Data:
○ ○ ○ ○ ○
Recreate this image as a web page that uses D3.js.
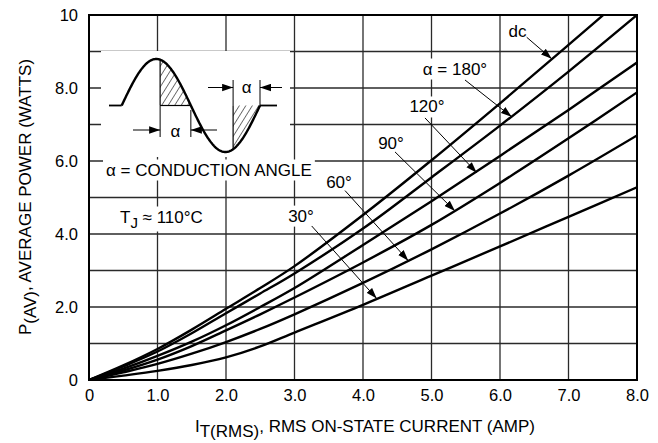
<!DOCTYPE html>
<html>
<head>
<meta charset="utf-8">
<script src="https://cdn.jsdelivr.net/npm/d3@7"></script>
<style>
  body { margin: 0; background: #fff; }
  text { font-family: "Liberation Sans", Arial, Helvetica, sans-serif; fill: #000; }
</style>
</head>
<body>
<svg id="chart" width="658" height="443"></svg>
<script>
// values
const currents = [0, 0.5, 1, 1.5, 2, 2.5, 3, 4, 5, 6, 7, 8];
const powerDC  = [0, 0.40, 0.85, 1.38, 1.95, 2.52, 3.12, 4.52, 6.02, 7.58, 9.18, 10.8];
const power180 = [0, 0.37, 0.78, 1.28, 1.83, 2.37, 2.92, 4.15, 5.55, 6.97, 8.45, 10.0];
const power120 = [0, 0.31, 0.66, 1.05, 1.50, 2.00, 2.52, 3.70, 4.90, 6.14, 7.40, 8.70];
const power90  = [0, 0.26, 0.56, 0.93, 1.36, 1.80, 2.26, 3.22, 4.25, 5.40, 6.62, 7.88];
const power60  = [0, 0.21, 0.44, 0.72, 1.04, 1.40, 1.80, 2.66, 3.58, 4.56, 5.60, 6.70];
const power30  = [0, 0.12, 0.25, 0.41, 0.62, 0.92, 1.30, 2.06, 2.86, 3.66, 4.47, 5.28];
const seriesValues = [powerDC, power180, power120, power90, power60, power30];

const xTicks = [0, 1, 2, 3, 4, 5, 6, 7, 8];
const xTickLabels = ["0", "1.0", "2.0", "3.0", "4.0", "5.0", "6.0", "7.0", "8.0"];
const yTicks = [0, 2, 4, 6, 8, 10];
const yTickLabels = ["0", "2.0", "4.0", "6.0", "8.0", "10"];

const curveLabels = ["dc", "\u03B1 = 180\u00B0", "120\u00B0", "90\u00B0", "60\u00B0", "30\u00B0"];
const labelAt   = [[6.255, 9.56], [5.343, 8.52], [4.934, 7.48], [4.409, 6.49], [3.65, 5.42], [3.095, 4.49]];
const leaderFrom = [[6.39, 9.39], [5.489, 8.22], [4.905, 7.18], [4.467, 6.25], [3.737, 5.19], [3.251, 4.22]];
const leaderTip  = [[6.755, 8.80], [6.171, 7.21], [5.66, 5.68], [5.343, 4.63], [4.661, 3.27], [4.2, 2.23]];

const W = 658, H = 443;
const margin = {top: 15, right: 21, bottom: 63, left: 89};
const svg = d3.select("#chart");

const x = d3.scaleLinear().domain([0, 8]).range([margin.left, W - margin.right]);
const y = d3.scaleLinear().domain([0, 10]).range([H - margin.bottom, margin.top]);

// arrow head, hatch, clip
svg.append("defs").html(
  '<marker id="head" markerUnits="userSpaceOnUse" markerWidth="12" markerHeight="8" refX="11" refY="4" orient="auto">' +
  '<path d="M0,0.3L11,4L0,7.7Z" fill="#000"/></marker>' +
  '<pattern id="hatch" patternUnits="userSpaceOnUse" width="5.5" height="5.5" patternTransform="rotate(32)">' +
  '<line x1="0" y1="0" x2="0" y2="5.5" stroke="#000" stroke-width="1.1"/></pattern>' +
  '<clipPath id="plotclip"><rect x="' + x(0) + '" y="' + y(10) + '" width="' + (x(8) - x(0)) + '" height="' + (y(0) - y(10)) + '"/></clipPath>'
);

// grid
const grid = svg.append("g").attr("stroke", "#2a2a2a").attr("stroke-width", 1.3);
grid.selectAll("line.v").data(d3.range(1, 8)).enter().append("line")
  .attr("x1", d => x(d)).attr("x2", d => x(d)).attr("y1", y(0)).attr("y2", y(10));
grid.selectAll("line.h").data(d3.range(1, 10)).enter().append("line")
  .attr("y1", d => y(d)).attr("y2", d => y(d)).attr("x1", x(0)).attr("x2", x(8));

// white masks behind the inset and texts
const masks = svg.append("g").attr("fill", "#fff");
masks.append("rect").attr("x", 101).attr("y", 51).attr("width", 189).attr("height", 106);

// curves
const line = d3.line().x((d, i) => x(currents[i])).y(d => y(d)).curve(d3.curveCatmullRom.alpha(0.5));
svg.append("g").attr("clip-path", "url(#plotclip)")
  .selectAll("path").data(seriesValues).enter().append("path")
  .attr("d", line).attr("fill", "none").attr("stroke", "#000").attr("stroke-width", 2.4);

// frame
svg.append("rect").attr("x", x(0)).attr("y", y(10))
  .attr("width", x(8) - x(0)).attr("height", y(0) - y(10))
  .attr("fill", "none").attr("stroke", "#000").attr("stroke-width", 2);

// axes (labels only)
const xAxis = svg.append("g").attr("transform", `translate(0,${y(0) + 6})`)
  .call(d3.axisBottom(x).tickValues(xTicks).tickSize(0).tickFormat((d, i) => xTickLabels[i]));
const yAxis = svg.append("g").attr("transform", `translate(${x(0) - 8},0)`)
  .call(d3.axisLeft(y).tickValues(yTicks).tickSize(0).tickFormat((d, i) => yTickLabels[i]));
[xAxis, yAxis].forEach(a => {
  a.select(".domain").remove();
  a.selectAll("text").attr("font-size", 16.5).attr("font-family", '"Liberation Sans", Arial, sans-serif').attr("fill", "#000");
});

// axis titles
const xt = svg.append("text").attr("x", 365).attr("y", 432).attr("text-anchor", "middle").attr("font-size", 17);
xt.append("tspan").text("I");
xt.append("tspan").attr("dy", 5).text("T(RMS)");
xt.append("tspan").attr("dy", -5).text(", RMS ON-STATE CURRENT (AMP)");

const yt = svg.append("text").attr("transform", `translate(31,197) rotate(-90)`)
  .attr("text-anchor", "middle").attr("font-size", 17);
yt.append("tspan").text("P");
yt.append("tspan").attr("dy", 5).text("(AV)");
yt.append("tspan").attr("dy", -5).text(", AVERAGE POWER (WATTS)");

// text helper with white box behind
function boxedText(px, py, anchor, build) {
  const t = svg.append("text").attr("x", px).attr("y", py).attr("text-anchor", anchor)
    .attr("dominant-baseline", "central").attr("font-size", 17);
  build(t);
  const b = t.node().getBBox();
  masks.append("rect").attr("x", b.x - 3).attr("y", b.y - 1).attr("width", b.width + 6).attr("height", b.height + 2);
  return t;
}

// curve labels and leaders
curveLabels.forEach((lab, i) => {
  boxedText(x(labelAt[i][0]), y(labelAt[i][1]), "middle", t => t.text(lab));
  svg.append("line")
    .attr("x1", x(leaderFrom[i][0])).attr("y1", y(leaderFrom[i][1]))
    .attr("x2", x(leaderTip[i][0])).attr("y2", y(leaderTip[i][1]))
    .attr("stroke", "#000").attr("stroke-width", 1).attr("marker-end", "url(#head)");
});

// notes
boxedText(106, 170, "start", t => t.text("\u03B1 = CONDUCTION ANGLE"));
boxedText(120, 217, "start", t => {
  t.append("tspan").text("T");
  t.append("tspan").attr("dy", 5).attr("font-size", 15).text("J");
  t.append("tspan").attr("dy", -5).text(" \u2248 110\u00B0C");
});

// inset: conduction waveform
const phase = d3.scaleLinear().domain([0, 360]).range([121.7, 260]);
const amp = d3.scaleLinear().domain([-1, 1]).range([152, 59]);
const base = amp(0);
const sine = p => amp(Math.sin(p * Math.PI / 180));
const inset = svg.append("g");
const hatchArea = d3.area().x(p => phase(p)).y0(base).y1(p => sine(p));
[[100, 180], [290, 360]].forEach(([a, b]) => {
  inset.append("path").attr("d", hatchArea(d3.range(a, b + 1, 2))).attr("fill", "url(#hatch)");
  inset.append("line").attr("x1", phase(a)).attr("x2", phase(a)).attr("y1", base).attr("y2", sine(a))
    .attr("stroke", "#000").attr("stroke-width", 1.2);
});
inset.append("line").attr("x1", phase(100)).attr("x2", phase(180)).attr("y1", base).attr("y2", base)
  .attr("stroke", "#000").attr("stroke-width", 1.2);
inset.append("path")
  .attr("d", d3.line().x(p => phase(p)).y(p => sine(p))(d3.range(0, 361, 2)))
  .attr("fill", "none").attr("stroke", "#000").attr("stroke-width", 2.4);
inset.append("line").attr("x1", 109).attr("x2", phase(0)).attr("y1", base).attr("y2", base)
  .attr("stroke", "#000").attr("stroke-width", 1.8);
inset.append("line").attr("x1", phase(360)).attr("x2", 277).attr("y1", base).attr("y2", base)
  .attr("stroke", "#000").attr("stroke-width", 1.8);

// alpha dimension marks
const dim = inset.append("g").attr("stroke", "#000").attr("stroke-width", 1);
dim.append("line").attr("x1", phase(100)).attr("x2", phase(100)).attr("y1", base).attr("y2", 137);
dim.append("line").attr("x1", phase(180)).attr("x2", phase(180)).attr("y1", 110).attr("y2", 137);
dim.append("line").attr("x1", 133).attr("x2", phase(100)).attr("y1", 130).attr("y2", 130).attr("marker-end", "url(#head)");
dim.append("line").attr("x1", 217).attr("x2", phase(180)).attr("y1", 130).attr("y2", 130).attr("marker-end", "url(#head)");
dim.append("line").attr("x1", phase(290)).attr("x2", phase(290)).attr("y1", 80).attr("y2", base);
dim.append("line").attr("x1", phase(360)).attr("x2", phase(360)).attr("y1", 80).attr("y2", base);
dim.append("line").attr("x1", 208).attr("x2", phase(290)).attr("y1", 87.5).attr("y2", 87.5).attr("marker-end", "url(#head)");
dim.append("line").attr("x1", 282).attr("x2", phase(360)).attr("y1", 87.5).attr("y2", 87.5).attr("marker-end", "url(#head)");
inset.append("text").attr("x", (phase(100) + phase(180)) / 2).attr("y", 131).attr("text-anchor", "middle")
  .attr("dominant-baseline", "central").attr("font-size", 17).text("\u03B1");
inset.append("text").attr("x", (phase(290) + phase(360)) / 2).attr("y", 87).attr("text-anchor", "middle")
  .attr("dominant-baseline", "central").attr("font-size", 17).text("\u03B1");
</script>
</body>
</html>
○ ○ ○ ○ ○
Work instructions: Exactly as they appear, print the lines of the listing above from its first line through the line that contains "power90, power60, power30];", minus the pictures.

Expected answer:
Recreate this image as a web page that uses D3.js.
<!DOCTYPE html>
<html>
<head>
<meta charset="utf-8">
<script src="https://cdn.jsdelivr.net/npm/d3@7"></script>
<style>
  body { margin: 0; background: #fff; }
  text { font-family: "Liberation Sans", Arial, Helvetica, sans-serif; fill: #000; }
</style>
</head>
<body>
<svg id="chart" width="658" height="443"></svg>
<script>
// values
const currents = [0, 0.5, 1, 1.5, 2, 2.5, 3, 4, 5, 6, 7, 8];
const powerDC  = [0, 0.40, 0.85, 1.38, 1.95, 2.52, 3.12, 4.52, 6.02, 7.58, 9.18, 10.8];
const power180 = [0, 0.37, 0.78, 1.28, 1.83, 2.37, 2.92, 4.15, 5.55, 6.97, 8.45, 10.0];
const power120 = [0, 0.31, 0.66, 1.05, 1.50, 2.00, 2.52, 3.70, 4.90, 6.14, 7.40, 8.70];
const power90  = [0, 0.26, 0.56, 0.93, 1.36, 1.80, 2.26, 3.22, 4.25, 5.40, 6.62, 7.88];
const power60  = [0, 0.21, 0.44, 0.72, 1.04, 1.40, 1.80, 2.66, 3.58, 4.56, 5.60, 6.70];
const power30  = [0, 0.12, 0.25, 0.41, 0.62, 0.92, 1.30, 2.06, 2.86, 3.66, 4.47, 5.28];
const seriesValues = [powerDC, power180, power120, power90, power60, power30];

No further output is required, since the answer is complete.